Dioptrical colours of both classes are closely connected, as will presently appear on a little examination. Those of the first class appeared through semi-transparent mediums, those of the second class will now appear through transparent mediums. But since every substance, however transparent, may be already considered to partake of the opposite quality (as every accumulation of a medium called transparent proves), so the near affinity of the two classes is sufficiently manifest.

[179.]

We will, however, first consider transparent mediums abstractedly as such, as entirely free from any degree of opacity, and direct our whole attention to a phenomenon which here presents itself, and which is known by the name of refraction.

[180.]

In treating of the physiological colours, we have already had occasion to vindicate what were formerly called illusions of sight, as the active energies of the healthy and duly efficient eye ([2]), and we are now again invited to consider similar instances confirming the constancy of the laws of vision.

[181.]

Throughout nature, as presented to the senses, everything depends on the relation which things bear to each other, but especially on the relation which man, the most important of these, bears to the rest.

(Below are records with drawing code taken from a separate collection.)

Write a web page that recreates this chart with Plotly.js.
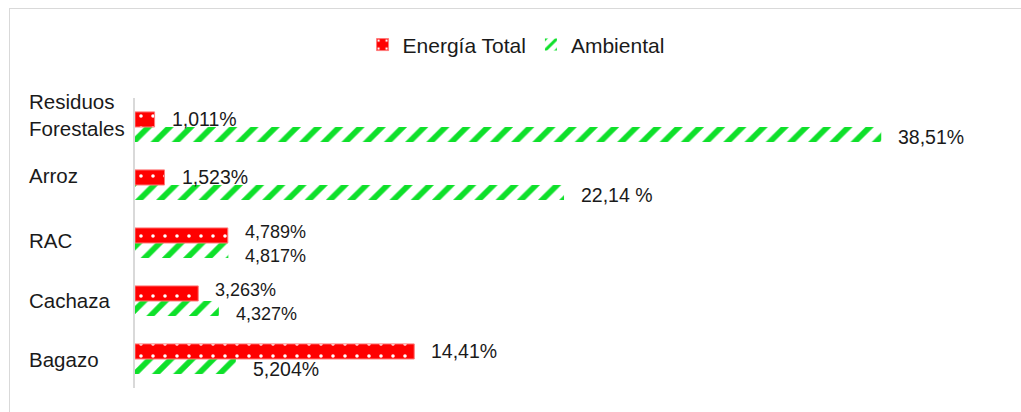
<!DOCTYPE html>
<html>
<head>
<meta charset="utf-8">
<script src="https://cdn.plot.ly/plotly-3.0.1.min.js"></script>
<style>
  html, body { margin: 0; padding: 0; background: #ffffff; overflow: hidden; }
  #chart { position: absolute; left: 0; top: 0; width: 1021px; height: 412px; }
  #frame { position: absolute; left: 9px; top: 8px; width: 1100px; height: 500px; border: 1px solid #d9d9d9; pointer-events: none; }
</style>
</head>
<body>
<div id="chart"></div>
<div id="frame"></div>
<script>
// ---- data ----
const categories = ['Bagazo', 'Cachaza', 'RAC', 'Arroz', 'Residuos Forestales'];
const categoryLabels = ['Bagazo', 'Cachaza', 'RAC', 'Arroz', 'Residuos<br>Forestales'];
const energiaTotal = [14.41, 3.263, 4.789, 1.523, 1.011];
const ambiental = [5.204, 4.327, 4.817, 22.14, 38.51];
const energiaLabels = ['14,41%', '3,263%', '4,789%', '1,523%', '1,011%'];
const ambientalLabels = ['5,204%', '4,327%', '4,817%', '22,14 %', '38,51%'];
const seriesNames = ['Energía Total', 'Ambiental'];

// ---- style ----
const FONT = 'Liberation Sans, Arial, sans-serif';
const RED = '#ff0000';
const GREEN = '#0ee02a';
const BARGAP = 0.48;
const PX_PER_UNIT = 871.7 / 45;
const half = (1 - BARGAP) / 4; // center offset of each bar within group
const catLabelShift = [0, 1, 3, 10, 12];

const traceAmb = {
  type: 'bar', orientation: 'h', name: seriesNames[1],
  x: ambiental, y: categories,
  marker: {
    color: GREEN,
    line: { width: 0 },
    pattern: { shape: '/', bgcolor: '#ffffff', fgcolor: GREEN, size: 15, solidity: 0.38, fillmode: 'replace' }
  },
  hoverinfo: 'skip'
};
const traceEn = {
  type: 'bar', orientation: 'h', name: seriesNames[0],
  x: energiaTotal, y: categories,
  marker: {
    color: RED,
    line: { width: 1, color: '#ff7a7a' },
    pattern: { shape: '.', bgcolor: RED, fgcolor: '#ffffff', size: 12, solidity: 0.07, fillmode: 'replace' }
  },
  hoverinfo: 'skip'
};

const annotations = [];
categories.forEach((c, i) => {
  // when the two value labels would sit on top of each other, nudge them apart
  const close = Math.abs(energiaTotal[i] - ambiental[i]) * PX_PER_UNIT < 80;
  const sep = close ? 3.5 : 0;
  const fs = close ? 18 : 19.5;
  annotations.push({
    xref: 'x', yref: 'y', x: energiaTotal[i], y: i + half,
    text: energiaLabels[i], showarrow: false, xanchor: 'left', yanchor: 'middle',
    xshift: 15, yshift: 0 + sep, font: { family: FONT, size: fs, color: '#1a1a1a' }
  });
  annotations.push({
    xref: 'x', yref: 'y', x: ambiental[i], y: i - half,
    text: ambientalLabels[i], showarrow: false, xanchor: 'left', yanchor: 'middle',
    xshift: 15, yshift: -2 - sep, font: { family: FONT, size: fs, color: '#1a1a1a' }
  });
  annotations.push({
    xref: 'paper', yref: 'y', x: -108 / 871.7, y: i,
    text: categoryLabels[i], showarrow: false, xanchor: 'left', yanchor: 'middle', align: 'left',
    yshift: catLabelShift[i], font: { family: FONT, size: 20.5, color: '#1a1a1a' }
  });
});

const layout = {
  width: 1021, height: 412,
  margin: { l: 135, r: 14, t: 98, b: 24 },
  paper_bgcolor: 'rgba(0,0,0,0)', plot_bgcolor: 'rgba(0,0,0,0)',
  barmode: 'group', bargap: BARGAP, bargroupgap: 0,
  font: { family: FONT, size: 20, color: '#1a1a1a' },
  xaxis: { range: [0, 45], visible: false, showgrid: false, zeroline: false, fixedrange: true },
  yaxis: {
    type: 'category', categoryorder: 'array', categoryarray: categories,
    range: [-0.5, 4.5], showticklabels: false, ticks: '', showgrid: false, zeroline: false,
    showline: true, linecolor: '#d9d9d9', linewidth: 2, fixedrange: true
  },
  showlegend: true,
  legend: {
    orientation: 'h', traceorder: 'reversed', x: 0.437, xanchor: 'center', y: 1.183, yanchor: 'middle',
    font: { family: FONT, size: 21, color: '#1a1a1a' }, itemwidth: 30, bgcolor: 'rgba(0,0,0,0)'
  },
  annotations: annotations
};

Plotly.newPlot('chart', [traceAmb, traceEn], layout, { displayModeBar: false, staticPlot: true });
</script>
</body>
</html>
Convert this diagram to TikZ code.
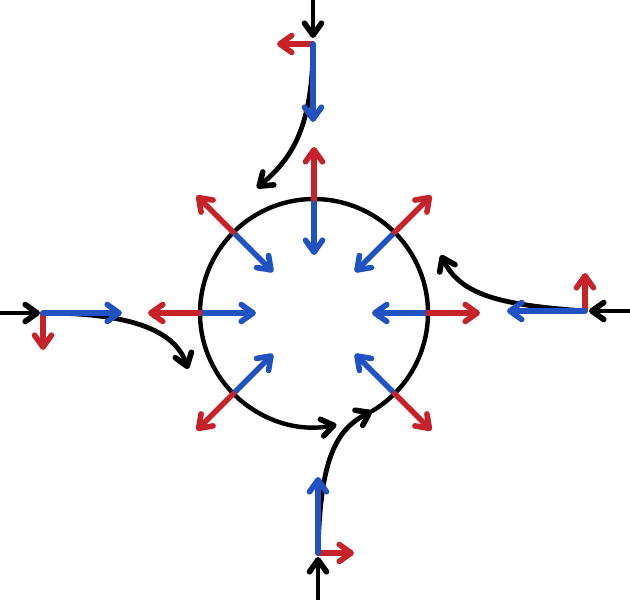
\documentclass[tikz,border=0pt]{standalone}
\usetikzlibrary{arrows.meta,calc}
\definecolor{vred}{RGB}{197,34,42}
\definecolor{vblue}{RGB}{33,82,194}
\begin{document}
\begin{tikzpicture}[x=1pt,y=1pt,
  arr/.style={-{Straight Barb[length=12pt,width=17pt,round,line width=5.6pt]}, line width=5.4pt, line cap=round},
  blk/.style={arr, draw=black, line width=4.8pt},
  rd/.style={arr, draw=vred},
  bl/.style={arr, draw=vblue}]
\useasboundingbox (0,0) rectangle (630,600);
\coordinate (C) at (314,287);
% anchor points
\coordinate (T) at (313,556);
\coordinate (L) at (43,287);
\coordinate (R) at (585,289);
\coordinate (B) at (318,47);
\coordinate (Ttop) at (313,600);
\coordinate (Lend) at (0,287);
\coordinate (Rend) at (630,289);
\coordinate (Bend) at (318,0);
\coordinate (P) at ($(C)+(-59.4:114)$);
% circle arc with arrow
\draw[blk, line width=4.4pt] (P) arc[start angle=-59.4, end angle=281.4, radius=114];
% radial arrows
\foreach \a in {0,45,90,135,180,225,315}{
  \draw[bl] ($(C)+(\a:114)$) -- ($(C)+(\a:58)$);
  \draw[rd] ($(C)+(\a:114)$) -- ($(C)+(\a:166)$);
}
% top
\draw[blk] (Ttop) -- (313,562);
\draw[blk] (T) .. controls (313,470) and (290,440) .. (257,412);
\draw[rd] (T) -- (277,556);
\draw[bl] (T) -- (313,478);
% left
\draw[blk] (Lend) -- (40,287);
\draw[blk] (L) .. controls (130,287) and (175,270) .. (188,231);
\draw[rd] (L) -- (43,250);
\draw[bl] (L) -- (122,287);
% right
\draw[blk] (Rend) -- (589,289);
\draw[blk] (R) .. controls (500,295) and (460,305) .. (441,345);
\draw[rd] (R) -- (585,327);
\draw[bl] (R) -- (507,289);
% bottom
\draw[blk] (Bend) -- (318,43);
\draw[blk] (B) .. controls (320,140) and (335,170) .. (P);
\draw[rd] (B) -- (354,47);
\draw[bl] (B) -- (318,123);
\end{tikzpicture}
\end{document}
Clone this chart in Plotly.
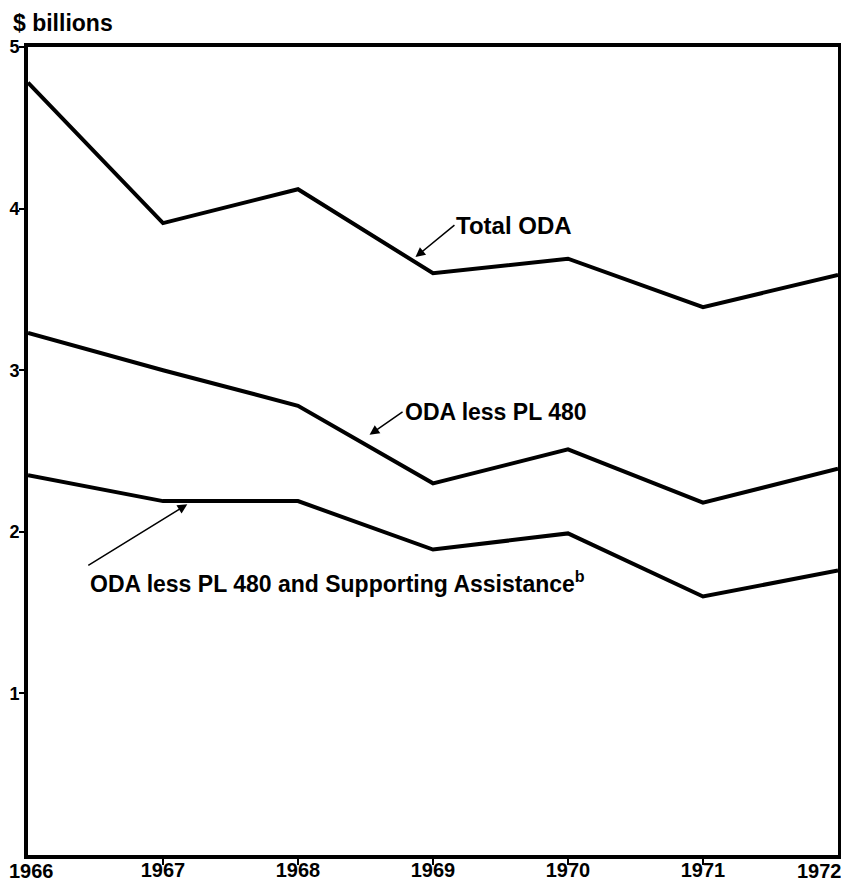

Hence the world divides itself into two parts, and the human being as subject, stands opposed to the object. Thus the practical man exhausts himself in the accumulation of facts, the thinker in speculation; each being called upon to sustain a conflict which admits of no peace and no decision.

[182.]

But still the main point always is, whether the relations are truly seen. As our senses, if healthy, are the surest witnesses of external relations, so we may be convinced that, in all instances where they appear to contradict reality, they lay the greater and surer stress on true relations. Thus a distant object appears to us smaller; and precisely by this means we are aware of distance. We produced coloured appearances on colourless objects, through colourless mediums, and at the same moment our attention was called to the degree of opacity in the medium.